I don’t allow the lavender. You don’t allow your grand-daughter. I allow the lavender to grow in our front garden. You allow your grand-daughter to run around your garden as she likes, burning off energy. In other words, allowing is not allowing some thing; and nor is allowing itself some thing. Allowing is a bit of nothing, a bit of freedom from tightness.

One way to become more aware of allowing as a bit of nothing, is to practice the Alexander game of intending to do something, and yet deciding not to do it. This is what Marjory Barlow taught me to practice. She would ask me to extend a leg while lying on my back and would encourage me to keep deciding not to do anything, until such time as I moved the leg.

Sunday, July 01, 2007  
Blogger Mike Cross said...

Thanks docreto,

Your comment is very perceptive -- my will does tend to work in that direction.

When I played rugby I used to enjoy the sense of making a contribution to my team, as a wing forward, primarily by reading and breaking up the other team’s play. That is what I felt I was good at.

Similarly, I saw the Shobogenzo translation effort primarily as an ongoing fight to eliminate the false.

As an Alexander teacher, again, my modus operandi tends to be to seek out and attack people’s misconceptions -- to offer them negative feedback.

I have found these ways of diverting negative (or Moro reflex) energy to constructive purposes.

The problem is that wild and unskillful efforts in these directions, like those of a bull in a china shop, are liable to result in various forms of harm to self and others.

So in the end, if and when it is possible, I would like to be completely tamed by Gautama Buddha -- like a castrated water buffalo, or like a true human being who is not a slave to instinctive impulses.

On that subject, in Isaac Newton’s biography, I was interested to read of his decision to remain celibate through his life. Also he was evidently a lifelong devotee of alchemy. It seems that Isaac Newton was much more of a philosopher and a religious man in the true sense, and much less a “scientist” in the narrow sense, than he is generally given credit for. It seems that he sublimated his sexual energy so as to devote himself totally to discovering the fundamental laws of the universe, the real truth.

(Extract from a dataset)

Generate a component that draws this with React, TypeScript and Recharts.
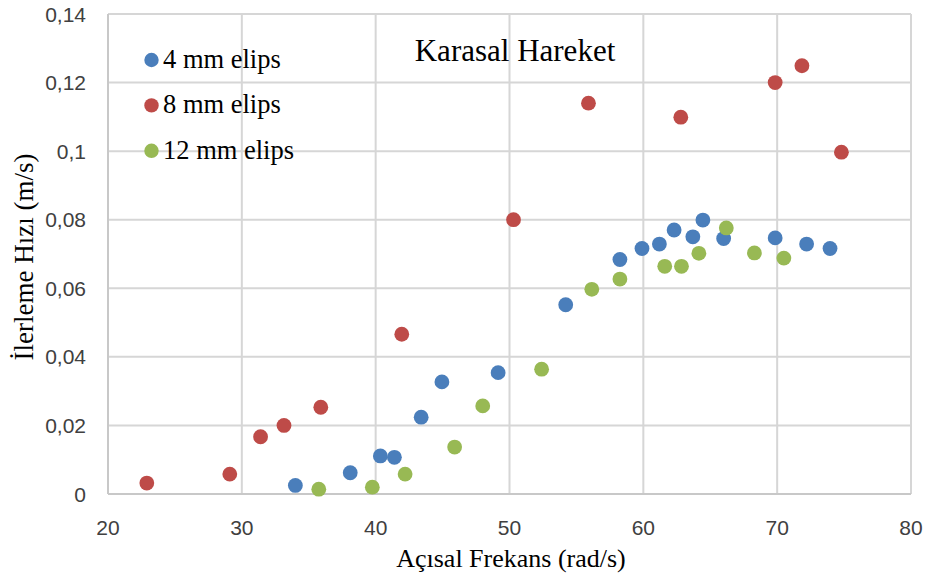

Having served Gudo Nishijima intimately during my 20s, I can testify to the fact that he also was like that -- a true monk.

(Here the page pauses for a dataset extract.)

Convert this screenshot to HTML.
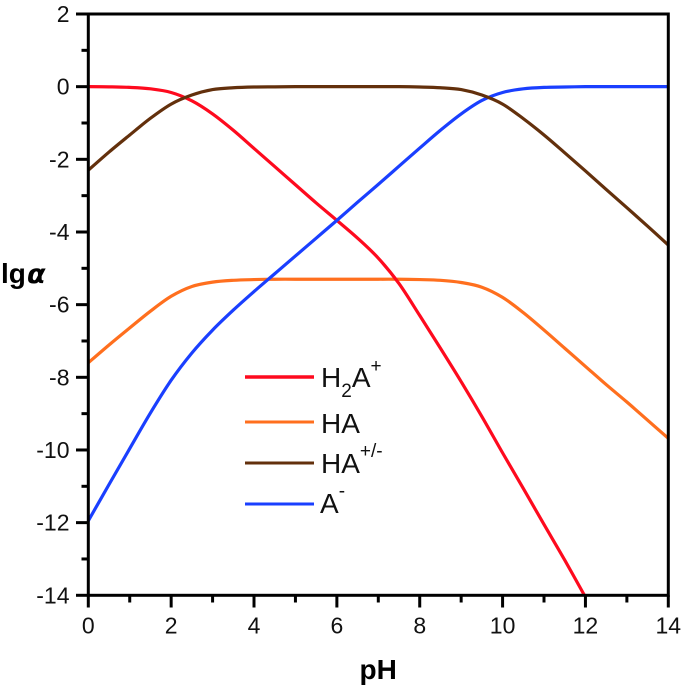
<!DOCTYPE html>
<html lang="en">
<head>
<meta charset="utf-8">
<title>lg alpha vs pH</title>
<style>
html,body{margin:0;padding:0;background:#fff;overflow:hidden;}
body{width:685px;height:691px;}
svg{display:block;font-family:"Liberation Sans",Arial,sans-serif;}
</style>
</head>
<body>
<svg id="chart" xmlns="http://www.w3.org/2000/svg" width="685" height="691" viewBox="0 0 685 691">
  <defs><clipPath id="plot-clip"><rect x="88" y="14" width="580.3" height="581.3"></rect></clipPath></defs>
  <g id="series" clip-path="url(#plot-clip)"></g>
  <g id="axes"></g>
  <text x="359.5" y="679" font-size="28" font-weight="bold" fill="#000">pH</text>
  <text x="1" y="283" font-size="28" font-weight="bold" fill="#000">lg</text>
  <text x="27" y="283" font-size="27" font-weight="bold" font-style="italic" fill="#000" style="font-family:'DejaVu Sans',sans-serif">α</text>
  <g id="legend">
    <line x1="245" x2="314" y1="377" y2="377" stroke="#fe0a1e" stroke-width="3.4"></line>
    <text x="321" y="387" font-size="28" fill="#111">H<tspan font-size="19" dy="10">2</tspan><tspan dy="-10">A</tspan><tspan font-size="19" dy="-15">+</tspan></text>
    <line x1="245" x2="314" y1="422" y2="422" stroke="#ff6f1e" stroke-width="3"></line>
    <text x="321" y="433" font-size="28" fill="#111">HA</text>
    <line x1="245" x2="314" y1="463" y2="463" stroke="#63300c" stroke-width="3"></line>
    <text x="321" y="473" font-size="28" fill="#111">HA<tspan font-size="19" dy="-16">+/-</tspan></text>
    <line x1="245" x2="314" y1="504" y2="504" stroke="#1a3fff" stroke-width="3"></line>
    <text x="320" y="513" font-size="28" fill="#111">A<tspan font-size="19" dy="-16">-</tspan></text>
  </g>
</svg>
<script>
const xTickLabels = [0, 2, 4, 6, 8, 10, 12, 14];
const xMinorTicks = [1, 3, 5, 7, 9, 11, 13];
const yTickLabels = [2, 0, -2, -4, -6, -8, -10, -12, -14];
const yMinorTicks = [1, -1, -3, -5, -7, -9, -11, -13];

const pH = [0, 0.5, 1, 1.5, 2, 2.5, 3, 3.5, 4, 4.5, 5, 5.5, 6, 6.5, 7, 7.5, 8, 8.5, 9, 9.5, 10, 10.5, 11, 11.5, 12, 12.5, 13, 13.5, 14];
const h2aValues = [0, -0.005, -0.02, -0.06, -0.16, -0.39, -0.75, -1.2, -1.7, -2.2, -2.7, -3.2, -3.68, -4.17, -4.72, -5.42, -6.3, -7.2, -8.12, -9.08, -10.08, -11.06, -12.05, -13.03, -14.05];
const haValues = [-7.6, -7.11, -6.64, -6.18, -5.77, -5.5, -5.38, -5.33, -5.31, -5.3, -5.3, -5.3, -5.3, -5.3, -5.3, -5.3, -5.31, -5.33, -5.39, -5.52, -5.8, -6.22, -6.7, -7.2, -7.7, -8.2, -8.68, -9.18, -9.68];
const haZwitterValues = [-2.3, -1.8, -1.33, -0.87, -0.48, -0.23, -0.08, -0.03, -0.01, -0.005, 0, 0, 0, 0, 0, 0, -0.01, -0.03, -0.08, -0.23, -0.48, -0.88, -1.33, -1.82, -2.32, -2.83, -3.33, -3.84, -4.36];
const aMinusValues = [-11.95, -10.95, -9.96, -8.98, -8.08, -7.33, -6.7, -6.15, -5.64, -5.15, -4.66, -4.17, -3.68, -3.18, -2.69, -2.19, -1.69, -1.2, -0.75, -0.38, -0.16, -0.06, -0.02, -0.01, 0, 0, 0, 0, 0];

const NS = 'http://www.w3.org/2000/svg';
const xScale = v => 88.3 + v * (668.3 - 88.3) / 14;
const yScale = v => 14 + (2 - v) * (595.3 - 14) / 16;

function makeEl(tag, attrs, parent) {
  const el = document.createElementNS(NS, tag);
  for (const k in attrs) el.setAttribute(k, attrs[k]);
  parent.appendChild(el);
  return el;
}

function smoothPath(xs, ys) {
  const px = xs.slice(0, ys.length).map(xScale), py = ys.map(yScale);
  let d = 'M' + px[0].toFixed(2) + ' ' + py[0].toFixed(2);
  for (let i = 0; i < px.length - 1; i++) {
    const p0 = Math.max(i - 1, 0), p3 = Math.min(i + 2, px.length - 1);
    const c1x = px[i] + (px[i + 1] - px[p0]) / 6, c1y = py[i] + (py[i + 1] - py[p0]) / 6;
    const c2x = px[i + 1] - (px[p3] - px[i]) / 6, c2y = py[i + 1] - (py[p3] - py[i]) / 6;
    d += 'C' + c1x.toFixed(2) + ' ' + c1y.toFixed(2) + ' ' + c2x.toFixed(2) + ' ' + c2y.toFixed(2) + ' ' + px[i + 1].toFixed(2) + ' ' + py[i + 1].toFixed(2);
  }
  return d;
}

const seriesGroup = document.getElementById('series');
const axesGroup = document.getElementById('axes');

const haPath = makeEl('path', { d: smoothPath(pH, haValues), fill: 'none', stroke: '#ff6f1e', 'stroke-width': 3.2 }, seriesGroup);


const h2aPath = makeEl('path', { d: smoothPath(pH, h2aValues), fill: 'none', stroke: '#fe0a1e', 'stroke-width': 3.2 }, seriesGroup);


const aPath = makeEl('path', { d: smoothPath(pH, aMinusValues), fill: 'none', stroke: '#1a3fff', 'stroke-width': 3.2 }, seriesGroup);


const zwPath = makeEl('path', { d: smoothPath(pH, haZwitterValues), fill: 'none', stroke: '#63300c', 'stroke-width': 3.2 }, seriesGroup);



const frame = makeEl('rect', { x: 88.3, y: 14, width: 580, height: 581.3, fill: 'none', stroke: '#000', 'stroke-width': 3 }, axesGroup);



xTickLabels.forEach(v => {
  const t = makeEl('line', { x1: xScale(v), x2: xScale(v), y1: 595.3, y2: 607.5, stroke: '#000', 'stroke-width': 3 }, axesGroup);
  
  
  const l = makeEl('text', { x: xScale(v), y: 633.5, 'text-anchor': 'middle', 'font-size': 23, fill: '#111' }, axesGroup);
  
  
  l.textContent = v;
});
xMinorTicks.forEach(v => {
  const t = makeEl('line', { x1: xScale(v), x2: xScale(v), y1: 595.3, y2: 602.5, stroke: '#000', 'stroke-width': 3 }, axesGroup);
  
  
});
yTickLabels.forEach(v => {
  const t = makeEl('line', { x1: 76, x2: 88.3, y1: yScale(v), y2: yScale(v), stroke: '#000', 'stroke-width': 3 }, axesGroup);
  
  
  const l = makeEl('text', { x: 69.5, y: yScale(v) + 8, 'text-anchor': 'end', 'font-size': 23, fill: '#111' }, axesGroup);
  
  
  l.textContent = v;
});
yMinorTicks.forEach(v => {
  const t = makeEl('line', { x1: 81.5, x2: 88.3, y1: yScale(v), y2: yScale(v), stroke: '#000', 'stroke-width': 3 }, axesGroup);
  
  
});
</script>
</body>
</html>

Still, Newton’s assumptions about the absolute nature of space and time, and his view that light was a stream of particles, left room for further clarification.

And Gudo’s wrong reductionist interpretation, in terms of the autonomic nervous system, of Master Dogen’s teaching that we should sit in lotus bodily, mentally, and dropping off body and mind, is a reductionist interpretation which is wrong.